Monday, December 02, 2013

And here is where Lewis had a breakthrough. He understood that the story recounted in the Gospels—rather than the outworking of that story in the Epistles—was the essence of Christianity. Christianity was a "true myth" (myth here meaning a story about ultimate things, not a falsehood), whereas pagan myths were "men's myths." In paganism, God expressed himself in a general way through the images that humans created in order to make sense of the world. But the story of Christ is "God's myth." God's myth is the story of God revealing himself through a real, historical life of a particular man, in a particular time, in a particular place—Jesus of Nazareth, the Messiah, crucified under Pontius Pilate outside Jerusalem, circa A.D. 33.

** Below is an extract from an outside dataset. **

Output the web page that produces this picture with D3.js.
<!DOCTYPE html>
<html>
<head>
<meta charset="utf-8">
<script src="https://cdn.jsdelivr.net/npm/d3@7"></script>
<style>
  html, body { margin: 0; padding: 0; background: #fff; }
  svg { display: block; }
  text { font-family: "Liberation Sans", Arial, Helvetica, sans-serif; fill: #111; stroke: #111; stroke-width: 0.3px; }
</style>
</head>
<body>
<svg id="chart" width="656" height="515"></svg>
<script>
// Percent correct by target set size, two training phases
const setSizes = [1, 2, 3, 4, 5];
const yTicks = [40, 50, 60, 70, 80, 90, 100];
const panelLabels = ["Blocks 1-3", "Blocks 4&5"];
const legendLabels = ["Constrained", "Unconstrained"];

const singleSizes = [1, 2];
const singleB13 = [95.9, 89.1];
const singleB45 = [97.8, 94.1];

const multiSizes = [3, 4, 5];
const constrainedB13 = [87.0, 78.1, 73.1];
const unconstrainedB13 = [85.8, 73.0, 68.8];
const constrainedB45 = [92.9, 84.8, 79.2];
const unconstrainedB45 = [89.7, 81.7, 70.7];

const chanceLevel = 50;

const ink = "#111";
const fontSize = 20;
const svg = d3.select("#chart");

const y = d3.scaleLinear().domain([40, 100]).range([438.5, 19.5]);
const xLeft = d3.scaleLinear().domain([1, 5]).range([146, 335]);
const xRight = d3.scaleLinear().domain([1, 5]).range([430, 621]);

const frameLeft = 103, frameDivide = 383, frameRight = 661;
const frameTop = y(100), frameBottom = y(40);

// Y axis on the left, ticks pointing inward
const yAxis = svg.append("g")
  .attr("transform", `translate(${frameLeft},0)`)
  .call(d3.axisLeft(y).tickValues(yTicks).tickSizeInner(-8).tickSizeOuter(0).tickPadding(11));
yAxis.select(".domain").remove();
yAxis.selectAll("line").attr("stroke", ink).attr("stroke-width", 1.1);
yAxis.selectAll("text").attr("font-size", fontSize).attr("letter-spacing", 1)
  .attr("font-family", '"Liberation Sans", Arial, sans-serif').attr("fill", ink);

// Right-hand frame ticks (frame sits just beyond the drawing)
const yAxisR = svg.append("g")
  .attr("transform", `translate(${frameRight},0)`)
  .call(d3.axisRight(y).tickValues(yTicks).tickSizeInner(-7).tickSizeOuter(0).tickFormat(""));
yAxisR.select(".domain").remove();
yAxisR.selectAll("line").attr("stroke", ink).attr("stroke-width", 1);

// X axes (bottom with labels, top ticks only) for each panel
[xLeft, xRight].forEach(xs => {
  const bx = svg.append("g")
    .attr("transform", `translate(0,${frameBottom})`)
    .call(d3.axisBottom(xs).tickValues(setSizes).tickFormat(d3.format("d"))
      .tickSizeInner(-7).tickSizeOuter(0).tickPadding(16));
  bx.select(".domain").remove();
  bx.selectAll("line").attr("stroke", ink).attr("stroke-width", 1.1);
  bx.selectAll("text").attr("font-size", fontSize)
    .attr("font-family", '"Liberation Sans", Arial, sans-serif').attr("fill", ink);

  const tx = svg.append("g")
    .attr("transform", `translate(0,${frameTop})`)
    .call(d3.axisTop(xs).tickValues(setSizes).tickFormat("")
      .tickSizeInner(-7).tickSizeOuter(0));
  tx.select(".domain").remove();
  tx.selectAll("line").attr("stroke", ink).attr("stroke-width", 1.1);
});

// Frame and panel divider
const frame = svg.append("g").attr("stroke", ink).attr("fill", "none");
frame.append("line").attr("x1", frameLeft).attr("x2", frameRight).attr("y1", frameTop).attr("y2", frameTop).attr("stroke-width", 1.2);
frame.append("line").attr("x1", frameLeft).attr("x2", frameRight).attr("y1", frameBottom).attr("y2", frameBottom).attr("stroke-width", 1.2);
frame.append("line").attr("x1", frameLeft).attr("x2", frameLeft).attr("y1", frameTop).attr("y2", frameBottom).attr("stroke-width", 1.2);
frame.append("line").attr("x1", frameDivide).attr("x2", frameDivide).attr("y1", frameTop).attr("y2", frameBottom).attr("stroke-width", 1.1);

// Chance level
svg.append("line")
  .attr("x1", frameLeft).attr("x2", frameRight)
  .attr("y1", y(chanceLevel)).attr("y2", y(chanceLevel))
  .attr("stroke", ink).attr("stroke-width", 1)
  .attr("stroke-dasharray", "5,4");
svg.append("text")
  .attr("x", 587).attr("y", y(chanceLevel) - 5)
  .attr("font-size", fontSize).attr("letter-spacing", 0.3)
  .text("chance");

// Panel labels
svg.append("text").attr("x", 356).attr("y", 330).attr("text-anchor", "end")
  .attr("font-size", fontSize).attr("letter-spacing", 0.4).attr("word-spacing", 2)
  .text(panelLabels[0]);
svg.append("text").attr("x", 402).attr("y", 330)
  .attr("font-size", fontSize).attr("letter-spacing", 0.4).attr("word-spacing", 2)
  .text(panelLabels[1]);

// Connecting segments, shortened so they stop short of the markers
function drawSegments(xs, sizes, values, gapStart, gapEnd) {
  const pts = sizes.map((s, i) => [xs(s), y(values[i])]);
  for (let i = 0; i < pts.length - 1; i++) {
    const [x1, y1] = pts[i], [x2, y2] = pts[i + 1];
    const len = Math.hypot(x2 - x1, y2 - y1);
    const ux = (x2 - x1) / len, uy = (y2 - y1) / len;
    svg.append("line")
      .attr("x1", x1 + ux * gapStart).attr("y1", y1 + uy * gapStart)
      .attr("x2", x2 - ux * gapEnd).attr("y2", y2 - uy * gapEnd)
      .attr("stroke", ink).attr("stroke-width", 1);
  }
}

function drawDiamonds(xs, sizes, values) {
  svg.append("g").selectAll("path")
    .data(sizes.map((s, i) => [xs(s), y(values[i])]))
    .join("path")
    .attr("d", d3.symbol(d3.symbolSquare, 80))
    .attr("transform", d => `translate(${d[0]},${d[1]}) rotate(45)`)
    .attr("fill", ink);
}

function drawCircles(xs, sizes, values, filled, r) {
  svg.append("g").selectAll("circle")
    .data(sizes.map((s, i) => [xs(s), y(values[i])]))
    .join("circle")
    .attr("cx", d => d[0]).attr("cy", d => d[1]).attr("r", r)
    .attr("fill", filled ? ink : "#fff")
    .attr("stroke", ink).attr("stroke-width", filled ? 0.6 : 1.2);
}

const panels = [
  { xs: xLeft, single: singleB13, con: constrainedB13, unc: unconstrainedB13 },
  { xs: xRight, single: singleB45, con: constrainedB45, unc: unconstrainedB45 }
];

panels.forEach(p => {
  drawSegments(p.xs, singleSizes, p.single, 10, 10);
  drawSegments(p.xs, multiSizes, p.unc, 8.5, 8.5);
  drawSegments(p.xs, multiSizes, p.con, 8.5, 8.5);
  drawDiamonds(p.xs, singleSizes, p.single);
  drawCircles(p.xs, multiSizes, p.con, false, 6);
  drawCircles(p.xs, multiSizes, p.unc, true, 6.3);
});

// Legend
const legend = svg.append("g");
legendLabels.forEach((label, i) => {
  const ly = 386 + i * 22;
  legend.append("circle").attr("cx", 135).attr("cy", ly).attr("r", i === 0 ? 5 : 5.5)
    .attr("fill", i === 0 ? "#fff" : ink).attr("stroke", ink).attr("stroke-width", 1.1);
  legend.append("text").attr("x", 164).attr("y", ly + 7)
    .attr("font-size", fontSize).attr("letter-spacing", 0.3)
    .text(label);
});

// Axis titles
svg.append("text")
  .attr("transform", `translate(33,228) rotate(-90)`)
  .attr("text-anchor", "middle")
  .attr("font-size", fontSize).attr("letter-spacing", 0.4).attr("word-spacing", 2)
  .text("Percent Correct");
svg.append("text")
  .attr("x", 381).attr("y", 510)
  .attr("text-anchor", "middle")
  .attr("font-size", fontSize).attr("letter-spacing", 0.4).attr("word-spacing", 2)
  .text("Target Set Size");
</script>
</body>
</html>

Pagan stories were meaningful but not true. The Christ story is both meaningful and true. Christianity is the true myth, the "myth become fact," as Lewis would come to call it.

A couple of weeks after his conversation with Tolkien and Dyson, Lewis became certain that Christianity was true. But it's important to note: Before he could accept the truth of Christianity, he had to clear an imaginative hurdle. His "organ of meaning" had to be satisfied. Rational assent to Christianity cannot occur unless there is meaningful content to which the higher faculty of reason may assent. Reason can't operatewithout imagination.

And in this, Lewis, who called himself a "dinosaur" in his inaugural lecture at Cambridge, is in many ways closer to our postmodern contemporaries than he was to his own.

Read it all.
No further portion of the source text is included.